[The task] Return only the stretch of the material below that begins with the line containing "What seaborn and" and ends with the line containing "turbidity_stage6 = [2.57] * 25", exactly; both of those lines belong to it.

Plotting code records:
__________

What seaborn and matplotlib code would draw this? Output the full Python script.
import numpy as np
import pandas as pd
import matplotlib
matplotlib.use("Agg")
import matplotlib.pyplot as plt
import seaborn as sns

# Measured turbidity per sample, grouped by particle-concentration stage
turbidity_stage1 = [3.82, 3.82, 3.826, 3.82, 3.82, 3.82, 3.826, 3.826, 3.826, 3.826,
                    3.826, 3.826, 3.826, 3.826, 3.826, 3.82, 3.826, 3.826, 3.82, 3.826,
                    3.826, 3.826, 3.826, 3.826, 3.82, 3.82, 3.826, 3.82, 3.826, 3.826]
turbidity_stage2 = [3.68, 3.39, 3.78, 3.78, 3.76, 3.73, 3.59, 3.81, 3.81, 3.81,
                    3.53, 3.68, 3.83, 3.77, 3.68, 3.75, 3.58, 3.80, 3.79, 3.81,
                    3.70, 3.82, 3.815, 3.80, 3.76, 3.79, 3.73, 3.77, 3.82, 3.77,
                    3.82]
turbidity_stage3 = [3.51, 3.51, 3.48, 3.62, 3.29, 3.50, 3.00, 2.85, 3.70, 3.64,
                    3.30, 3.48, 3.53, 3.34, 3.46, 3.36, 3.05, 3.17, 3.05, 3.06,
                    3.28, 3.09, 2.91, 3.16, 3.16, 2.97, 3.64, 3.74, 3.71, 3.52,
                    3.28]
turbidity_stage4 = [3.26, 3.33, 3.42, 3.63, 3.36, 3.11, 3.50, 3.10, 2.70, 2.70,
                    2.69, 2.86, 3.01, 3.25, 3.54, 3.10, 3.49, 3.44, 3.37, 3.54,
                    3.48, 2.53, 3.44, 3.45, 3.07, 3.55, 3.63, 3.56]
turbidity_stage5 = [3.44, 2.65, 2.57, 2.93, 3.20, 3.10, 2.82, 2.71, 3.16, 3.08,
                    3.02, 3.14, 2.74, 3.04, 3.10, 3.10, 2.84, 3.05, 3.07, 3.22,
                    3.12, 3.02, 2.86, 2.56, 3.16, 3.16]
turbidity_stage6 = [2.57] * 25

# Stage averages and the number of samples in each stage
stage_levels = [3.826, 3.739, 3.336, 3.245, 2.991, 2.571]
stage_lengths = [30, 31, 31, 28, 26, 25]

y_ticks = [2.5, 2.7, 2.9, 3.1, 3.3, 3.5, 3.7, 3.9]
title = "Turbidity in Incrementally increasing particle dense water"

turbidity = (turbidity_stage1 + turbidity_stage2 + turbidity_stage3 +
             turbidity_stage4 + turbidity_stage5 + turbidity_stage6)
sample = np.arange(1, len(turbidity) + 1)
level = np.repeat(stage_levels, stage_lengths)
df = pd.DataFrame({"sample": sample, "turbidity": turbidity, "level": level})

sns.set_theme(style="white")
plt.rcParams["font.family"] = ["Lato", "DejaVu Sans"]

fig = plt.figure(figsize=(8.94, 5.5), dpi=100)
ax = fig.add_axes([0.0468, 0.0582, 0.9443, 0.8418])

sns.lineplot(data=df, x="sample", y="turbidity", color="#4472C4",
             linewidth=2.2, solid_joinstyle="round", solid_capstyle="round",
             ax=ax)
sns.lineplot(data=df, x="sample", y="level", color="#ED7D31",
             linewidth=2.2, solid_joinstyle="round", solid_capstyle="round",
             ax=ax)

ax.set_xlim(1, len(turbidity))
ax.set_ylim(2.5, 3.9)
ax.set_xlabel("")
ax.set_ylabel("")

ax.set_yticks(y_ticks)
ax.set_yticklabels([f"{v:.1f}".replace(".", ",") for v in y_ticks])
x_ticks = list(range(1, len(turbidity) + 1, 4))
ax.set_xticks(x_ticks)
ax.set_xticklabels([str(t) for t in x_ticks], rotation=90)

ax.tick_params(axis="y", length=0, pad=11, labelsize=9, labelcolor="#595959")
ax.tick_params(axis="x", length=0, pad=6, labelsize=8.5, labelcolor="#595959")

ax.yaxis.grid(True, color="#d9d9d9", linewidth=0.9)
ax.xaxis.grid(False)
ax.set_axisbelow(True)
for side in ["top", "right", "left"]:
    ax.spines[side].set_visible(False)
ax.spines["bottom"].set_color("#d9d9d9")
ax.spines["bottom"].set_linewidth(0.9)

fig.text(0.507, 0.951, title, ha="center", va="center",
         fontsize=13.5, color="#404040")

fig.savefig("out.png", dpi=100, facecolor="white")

__________

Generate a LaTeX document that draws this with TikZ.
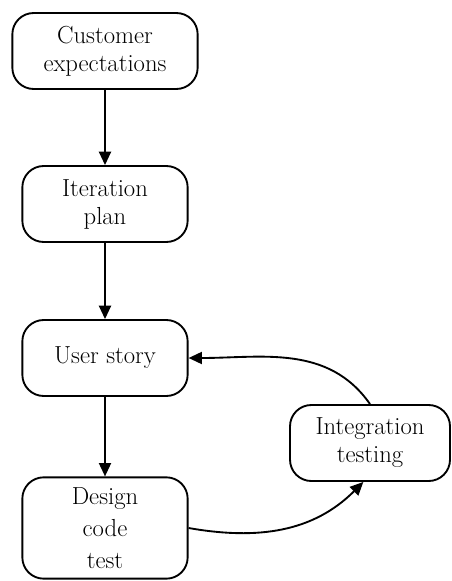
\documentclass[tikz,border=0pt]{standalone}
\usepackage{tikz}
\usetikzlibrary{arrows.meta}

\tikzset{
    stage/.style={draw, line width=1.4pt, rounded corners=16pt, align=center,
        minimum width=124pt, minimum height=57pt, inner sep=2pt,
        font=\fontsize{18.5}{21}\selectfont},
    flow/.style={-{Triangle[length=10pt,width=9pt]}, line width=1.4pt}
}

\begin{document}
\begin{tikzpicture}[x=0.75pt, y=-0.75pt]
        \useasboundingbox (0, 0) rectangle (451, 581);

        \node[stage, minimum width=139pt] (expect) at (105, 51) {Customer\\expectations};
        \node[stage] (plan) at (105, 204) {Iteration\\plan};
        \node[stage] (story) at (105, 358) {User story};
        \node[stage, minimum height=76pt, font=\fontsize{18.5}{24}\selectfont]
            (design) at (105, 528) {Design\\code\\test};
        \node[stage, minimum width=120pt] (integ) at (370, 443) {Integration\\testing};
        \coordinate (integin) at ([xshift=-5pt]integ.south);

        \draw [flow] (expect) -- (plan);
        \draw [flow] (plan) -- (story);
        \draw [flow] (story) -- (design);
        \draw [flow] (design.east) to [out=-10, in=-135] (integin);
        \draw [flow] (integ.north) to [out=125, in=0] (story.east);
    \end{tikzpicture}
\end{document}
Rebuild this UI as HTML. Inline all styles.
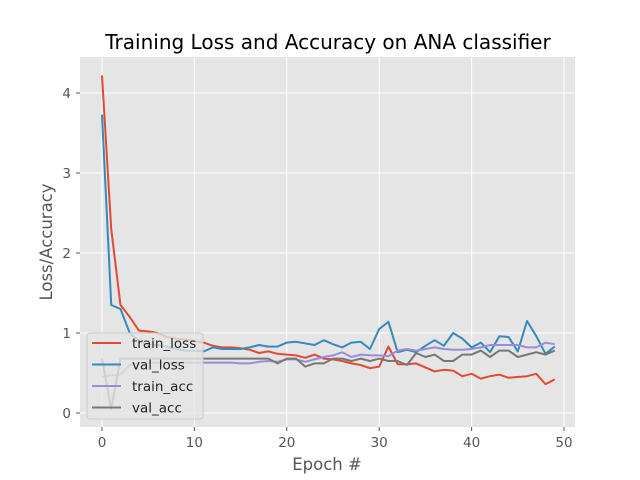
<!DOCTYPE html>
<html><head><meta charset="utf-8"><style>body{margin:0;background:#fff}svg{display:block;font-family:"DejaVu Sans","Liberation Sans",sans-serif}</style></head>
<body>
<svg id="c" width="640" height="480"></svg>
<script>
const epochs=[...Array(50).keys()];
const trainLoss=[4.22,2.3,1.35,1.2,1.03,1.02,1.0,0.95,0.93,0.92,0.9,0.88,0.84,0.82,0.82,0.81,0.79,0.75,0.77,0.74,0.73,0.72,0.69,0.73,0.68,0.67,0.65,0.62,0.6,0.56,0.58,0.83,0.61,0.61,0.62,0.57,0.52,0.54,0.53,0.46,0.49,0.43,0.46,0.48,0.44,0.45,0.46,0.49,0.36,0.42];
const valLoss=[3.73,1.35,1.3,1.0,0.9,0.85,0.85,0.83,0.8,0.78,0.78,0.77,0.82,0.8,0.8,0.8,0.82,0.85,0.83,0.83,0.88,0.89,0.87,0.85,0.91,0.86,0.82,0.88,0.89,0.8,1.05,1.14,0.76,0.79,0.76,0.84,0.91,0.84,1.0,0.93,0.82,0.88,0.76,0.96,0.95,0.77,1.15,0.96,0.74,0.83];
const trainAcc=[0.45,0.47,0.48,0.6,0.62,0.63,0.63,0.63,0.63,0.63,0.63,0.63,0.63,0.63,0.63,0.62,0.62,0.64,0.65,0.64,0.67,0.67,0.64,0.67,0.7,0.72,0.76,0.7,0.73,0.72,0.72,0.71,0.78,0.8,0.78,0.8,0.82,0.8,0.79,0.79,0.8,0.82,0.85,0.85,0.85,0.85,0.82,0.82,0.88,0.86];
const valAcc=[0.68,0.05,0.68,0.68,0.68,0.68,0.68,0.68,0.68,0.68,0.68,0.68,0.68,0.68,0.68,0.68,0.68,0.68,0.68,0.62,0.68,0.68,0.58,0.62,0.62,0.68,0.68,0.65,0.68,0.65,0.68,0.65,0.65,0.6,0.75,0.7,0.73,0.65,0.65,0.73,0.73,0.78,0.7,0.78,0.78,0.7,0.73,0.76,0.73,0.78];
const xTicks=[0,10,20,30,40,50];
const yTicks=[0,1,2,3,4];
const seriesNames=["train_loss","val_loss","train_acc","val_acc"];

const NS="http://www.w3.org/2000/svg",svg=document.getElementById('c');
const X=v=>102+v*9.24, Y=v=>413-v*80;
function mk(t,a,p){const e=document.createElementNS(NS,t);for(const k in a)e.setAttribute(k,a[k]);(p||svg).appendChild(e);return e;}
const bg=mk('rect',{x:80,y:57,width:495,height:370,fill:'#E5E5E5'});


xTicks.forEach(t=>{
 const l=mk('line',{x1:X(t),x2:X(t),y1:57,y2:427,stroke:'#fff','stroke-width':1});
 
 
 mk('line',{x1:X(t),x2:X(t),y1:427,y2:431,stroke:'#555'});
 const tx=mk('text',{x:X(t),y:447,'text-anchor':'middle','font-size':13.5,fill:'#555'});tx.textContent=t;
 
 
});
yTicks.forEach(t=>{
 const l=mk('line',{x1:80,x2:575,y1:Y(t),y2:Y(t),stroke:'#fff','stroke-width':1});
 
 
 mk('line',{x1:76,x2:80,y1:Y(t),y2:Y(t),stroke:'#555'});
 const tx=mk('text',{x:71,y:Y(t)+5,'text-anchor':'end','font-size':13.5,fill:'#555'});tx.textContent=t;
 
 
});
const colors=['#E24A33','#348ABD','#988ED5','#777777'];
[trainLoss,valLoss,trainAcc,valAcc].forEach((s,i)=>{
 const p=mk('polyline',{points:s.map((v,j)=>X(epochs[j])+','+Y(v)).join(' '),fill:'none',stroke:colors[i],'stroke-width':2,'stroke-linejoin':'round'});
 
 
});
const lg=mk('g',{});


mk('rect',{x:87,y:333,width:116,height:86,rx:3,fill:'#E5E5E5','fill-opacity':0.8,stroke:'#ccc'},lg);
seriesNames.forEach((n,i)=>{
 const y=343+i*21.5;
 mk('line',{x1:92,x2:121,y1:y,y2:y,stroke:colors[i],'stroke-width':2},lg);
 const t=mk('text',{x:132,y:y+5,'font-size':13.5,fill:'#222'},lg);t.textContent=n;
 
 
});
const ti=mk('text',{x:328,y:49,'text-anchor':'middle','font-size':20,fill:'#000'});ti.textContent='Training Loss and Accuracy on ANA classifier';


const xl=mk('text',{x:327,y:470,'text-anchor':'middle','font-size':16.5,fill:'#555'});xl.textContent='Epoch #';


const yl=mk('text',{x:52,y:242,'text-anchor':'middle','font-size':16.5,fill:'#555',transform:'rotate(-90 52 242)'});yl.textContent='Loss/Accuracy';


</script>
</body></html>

__________

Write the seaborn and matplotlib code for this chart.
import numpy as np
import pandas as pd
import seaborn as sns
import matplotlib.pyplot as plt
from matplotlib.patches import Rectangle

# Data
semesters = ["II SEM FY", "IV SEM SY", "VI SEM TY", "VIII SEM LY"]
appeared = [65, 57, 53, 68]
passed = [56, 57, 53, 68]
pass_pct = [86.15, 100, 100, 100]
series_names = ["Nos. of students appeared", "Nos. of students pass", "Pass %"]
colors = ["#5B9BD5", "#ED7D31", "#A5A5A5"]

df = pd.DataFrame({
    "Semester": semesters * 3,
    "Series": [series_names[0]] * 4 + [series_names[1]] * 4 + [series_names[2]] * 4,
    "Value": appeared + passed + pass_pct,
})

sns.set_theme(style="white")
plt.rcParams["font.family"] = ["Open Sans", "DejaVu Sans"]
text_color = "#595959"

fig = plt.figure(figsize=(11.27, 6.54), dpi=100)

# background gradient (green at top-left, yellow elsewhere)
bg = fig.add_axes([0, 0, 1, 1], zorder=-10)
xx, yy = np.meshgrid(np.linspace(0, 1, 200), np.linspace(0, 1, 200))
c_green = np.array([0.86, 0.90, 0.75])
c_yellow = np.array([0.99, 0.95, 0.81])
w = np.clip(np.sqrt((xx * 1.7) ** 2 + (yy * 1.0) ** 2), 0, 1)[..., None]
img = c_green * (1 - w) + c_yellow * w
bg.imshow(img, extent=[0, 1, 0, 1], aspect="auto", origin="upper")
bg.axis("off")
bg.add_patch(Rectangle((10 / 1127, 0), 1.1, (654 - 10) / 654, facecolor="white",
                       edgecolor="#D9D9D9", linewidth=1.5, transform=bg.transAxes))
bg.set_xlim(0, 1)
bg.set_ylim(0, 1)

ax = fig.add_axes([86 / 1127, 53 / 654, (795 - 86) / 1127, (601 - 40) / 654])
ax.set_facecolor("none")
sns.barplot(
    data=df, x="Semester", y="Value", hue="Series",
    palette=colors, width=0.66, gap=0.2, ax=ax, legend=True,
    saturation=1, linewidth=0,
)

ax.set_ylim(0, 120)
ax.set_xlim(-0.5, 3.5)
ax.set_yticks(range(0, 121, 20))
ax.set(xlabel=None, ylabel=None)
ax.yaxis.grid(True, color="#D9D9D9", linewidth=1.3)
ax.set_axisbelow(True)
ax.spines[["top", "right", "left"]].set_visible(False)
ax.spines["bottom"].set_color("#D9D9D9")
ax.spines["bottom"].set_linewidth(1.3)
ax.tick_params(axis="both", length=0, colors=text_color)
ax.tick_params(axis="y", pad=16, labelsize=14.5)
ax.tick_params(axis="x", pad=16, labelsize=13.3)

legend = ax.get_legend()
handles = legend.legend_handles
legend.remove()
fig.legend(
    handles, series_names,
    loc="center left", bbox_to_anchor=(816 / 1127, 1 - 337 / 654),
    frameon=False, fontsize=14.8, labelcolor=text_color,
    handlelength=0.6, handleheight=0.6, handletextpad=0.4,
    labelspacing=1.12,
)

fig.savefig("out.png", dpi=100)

__________

[Solution to this task]
What seaborn and matplotlib code would draw this? Output the full Python script.
import numpy as np
import pandas as pd
import matplotlib
matplotlib.use("Agg")
import matplotlib.pyplot as plt
import seaborn as sns

# Measured turbidity per sample, grouped by particle-concentration stage
turbidity_stage1 = [3.82, 3.82, 3.826, 3.82, 3.82, 3.82, 3.826, 3.826, 3.826, 3.826,
                    3.826, 3.826, 3.826, 3.826, 3.826, 3.82, 3.826, 3.826, 3.82, 3.826,
                    3.826, 3.826, 3.826, 3.826, 3.82, 3.82, 3.826, 3.82, 3.826, 3.826]
turbidity_stage2 = [3.68, 3.39, 3.78, 3.78, 3.76, 3.73, 3.59, 3.81, 3.81, 3.81,
                    3.53, 3.68, 3.83, 3.77, 3.68, 3.75, 3.58, 3.80, 3.79, 3.81,
                    3.70, 3.82, 3.815, 3.80, 3.76, 3.79, 3.73, 3.77, 3.82, 3.77,
                    3.82]
turbidity_stage3 = [3.51, 3.51, 3.48, 3.62, 3.29, 3.50, 3.00, 2.85, 3.70, 3.64,
                    3.30, 3.48, 3.53, 3.34, 3.46, 3.36, 3.05, 3.17, 3.05, 3.06,
                    3.28, 3.09, 2.91, 3.16, 3.16, 2.97, 3.64, 3.74, 3.71, 3.52,
                    3.28]
turbidity_stage4 = [3.26, 3.33, 3.42, 3.63, 3.36, 3.11, 3.50, 3.10, 2.70, 2.70,
                    2.69, 2.86, 3.01, 3.25, 3.54, 3.10, 3.49, 3.44, 3.37, 3.54,
                    3.48, 2.53, 3.44, 3.45, 3.07, 3.55, 3.63, 3.56]
turbidity_stage5 = [3.44, 2.65, 2.57, 2.93, 3.20, 3.10, 2.82, 2.71, 3.16, 3.08,
                    3.02, 3.14, 2.74, 3.04, 3.10, 3.10, 2.84, 3.05, 3.07, 3.22,
                    3.12, 3.02, 2.86, 2.56, 3.16, 3.16]
turbidity_stage6 = [2.57] * 25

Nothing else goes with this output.